Reproduce all of the data below without alteration; exclude every picture.

——

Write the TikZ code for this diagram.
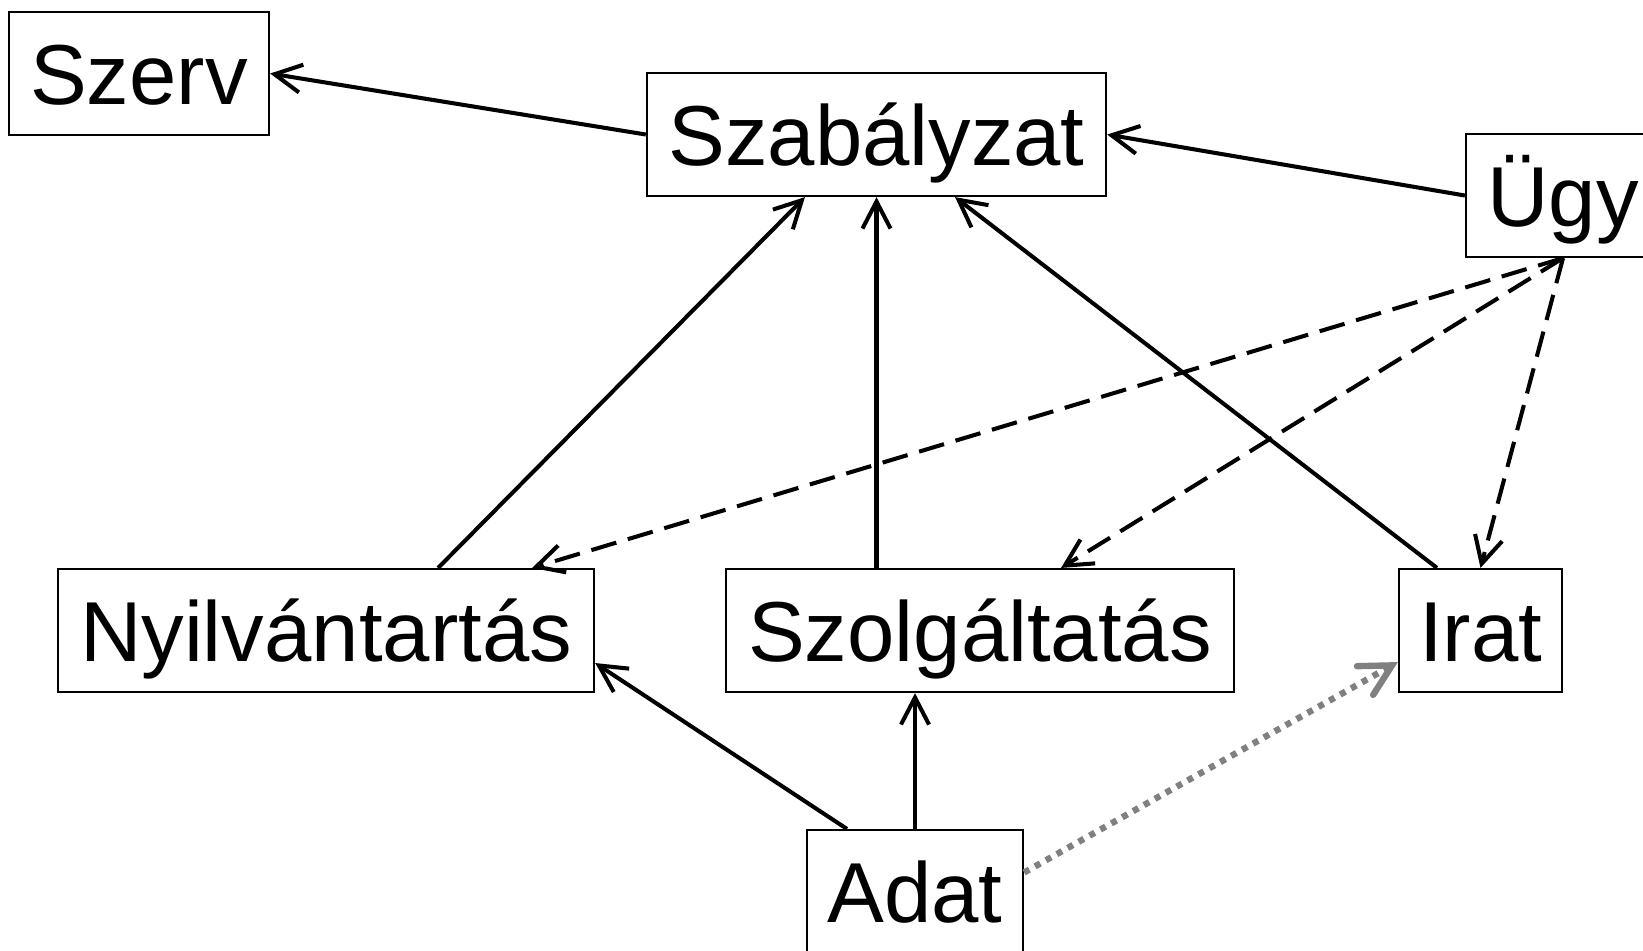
\documentclass[tikz,border=0pt]{standalone}
\usepackage{fontspec}
\setmainfont{Liberation Sans}
\usepackage{tikz}
\usetikzlibrary{arrows.meta}
\tikzstyle{box}=[draw=black, line width=0.6pt, rectangle, minimum height=1.23cm, text height=0.62cm, text depth=0cm, inner sep=0pt, font=\fontsize{24.2}{29}\selectfont]
\tikzstyle{arrow}=[draw=black, line width=1.15pt, -{Straight Barb[length=2.7mm, width=2.8mm]}]
\tikzstyle{dasharrow}=[arrow, dash pattern=on 0.26cm off 0.12cm]
\tikzstyle{dotarrow}=[draw=gray, line width=1.8pt, dash pattern=on 0.06cm off 0.065cm, -{Straight Barb[length=3.1mm, width=3.3mm, line cap=round]}]

\begin{document}
\begin{tikzpicture}[x=0.01cm, y=-0.01cm]
		   \useasboundingbox (0, 0) rectangle (1643, 950);
		   \begin{scope}
			   \node (szerv) at (139, 73.5)[box, minimum width=2.6cm] {Szerv};
			   \node (szab) at (876.5, 134.5)[box, minimum width=4.59cm] {Szabályzat};
			   \node (ugy) at (1563, 195.5)[box, minimum width=1.94cm] {Ügy};
			   \node (nyil) at (326, 630.5)[box, minimum width=5.36cm] {Nyilvántartás};
			   \node (szolg) at (980, 630.5)[box, minimum width=5.08cm] {Szolgáltatás};
			   \node (irat) at (1480.5, 630.5)[box, minimum width=1.63cm] {Irat};
			   \node (adat) at (915, 891.5)[box, minimum width=2.16cm] {Adat};
		   \end{scope}
		   \begin{scope}
			   \path (szab.west) edge [arrow] (szerv.east);
			   \path (ugy.west) edge [arrow] (szab.east);
			   \path ([xshift=1.12cm]nyil.north) edge [arrow] ([xshift=-0.715cm]szab.south);
			   \path (szolg.north -| szab.south) edge [arrow] (szab.south);
			   \path ([xshift=-0.435cm]irat.north) edge [arrow] ([xshift=0.785cm]szab.south);
			   \path (ugy.south) edge [dasharrow] ([xshift=2.06cm]nyil.north);
			   \path (ugy.south) edge [dasharrow] ([xshift=0.81cm]szolg.north);
			   \path (ugy.south) edge [dasharrow] (irat.north);
			   \path ([xshift=-0.68cm]adat.north) edge [arrow] ([yshift=-0.325cm]nyil.east);
			   \path (adat.north) edge [arrow] (adat.north |- szolg.south);
			   \path ([yshift=0.19cm]adat.east) edge [dotarrow] ([yshift=-0.315cm]irat.west);
		   \end{scope}
	   \end{tikzpicture}
\end{document}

——

• _Solution for this task_:
Write the TikZ code for this diagram.
\documentclass[tikz,border=0pt]{standalone}
\usepackage{fontspec}
\setmainfont{Liberation Sans}
\usepackage{tikz}
\usetikzlibrary{arrows.meta}
\tikzstyle{box}=[draw=black, line width=0.6pt, rectangle, minimum height=1.23cm, text height=0.62cm, text depth=0cm, inner sep=0pt, font=\fontsize{24.2}{29}\selectfont]
\tikzstyle{arrow}=[draw=black, line width=1.15pt, -{Straight Barb[length=2.7mm, width=2.8mm]}]
\tikzstyle{dasharrow}=[arrow, dash pattern=on 0.26cm off 0.12cm]
\tikzstyle{dotarrow}=[draw=gray, line width=1.8pt, dash pattern=on 0.06cm off 0.065cm, -{Straight Barb[length=3.1mm, width=3.3mm, line cap=round]}]

\begin{document}
\begin{tikzpicture}[x=0.01cm, y=-0.01cm]
		   \useasboundingbox (0, 0) rectangle (1643, 950);
		   \begin{scope}
			   \node (szerv) at (139, 73.5)[box, minimum width=2.6cm] {Szerv};
			   \node (szab) at (876.5, 134.5)[box, minimum width=4.59cm] {Szabályzat};
			   \node (ugy) at (1563, 195.5)[box, minimum width=1.94cm] {Ügy};
			   \node (nyil) at (326, 630.5)[box, minimum width=5.36cm] {Nyilvántartás};
			   \node (szolg) at (980, 630.5)[box, minimum width=5.08cm] {Szolgáltatás};
			   \node (irat) at (1480.5, 630.5)[box, minimum width=1.63cm] {Irat};
			   \node (adat) at (915, 891.5)[box, minimum width=2.16cm] {Adat};
		   \end{scope}
		   \begin{scope}
			   \path (szab.west) edge [arrow] (szerv.east);
			   \path (ugy.west) edge [arrow] (szab.east);
			   \path ([xshift=1.12cm]nyil.north) edge [arrow] ([xshift=-0.715cm]szab.south);
			   \path (szolg.north -| szab.south) edge [arrow] (szab.south);
			   \path ([xshift=-0.435cm]irat.north) edge [arrow] ([xshift=0.785cm]szab.south);
			   \path (ugy.south) edge [dasharrow] ([xshift=2.06cm]nyil.north);
			   \path (ugy.south) edge [dasharrow] ([xshift=0.81cm]szolg.north);
			   \path (ugy.south) edge [dasharrow] (irat.north);
			   \path ([xshift=-0.68cm]adat.north) edge [arrow] ([yshift=-0.325cm]nyil.east);
			   \path (adat.north) edge [arrow] (adat.north |- szolg.south);
			   \path ([yshift=0.19cm]adat.east) edge [dotarrow] ([yshift=-0.315cm]irat.west);
		   \end{scope}
	   \end{tikzpicture}
\end{document}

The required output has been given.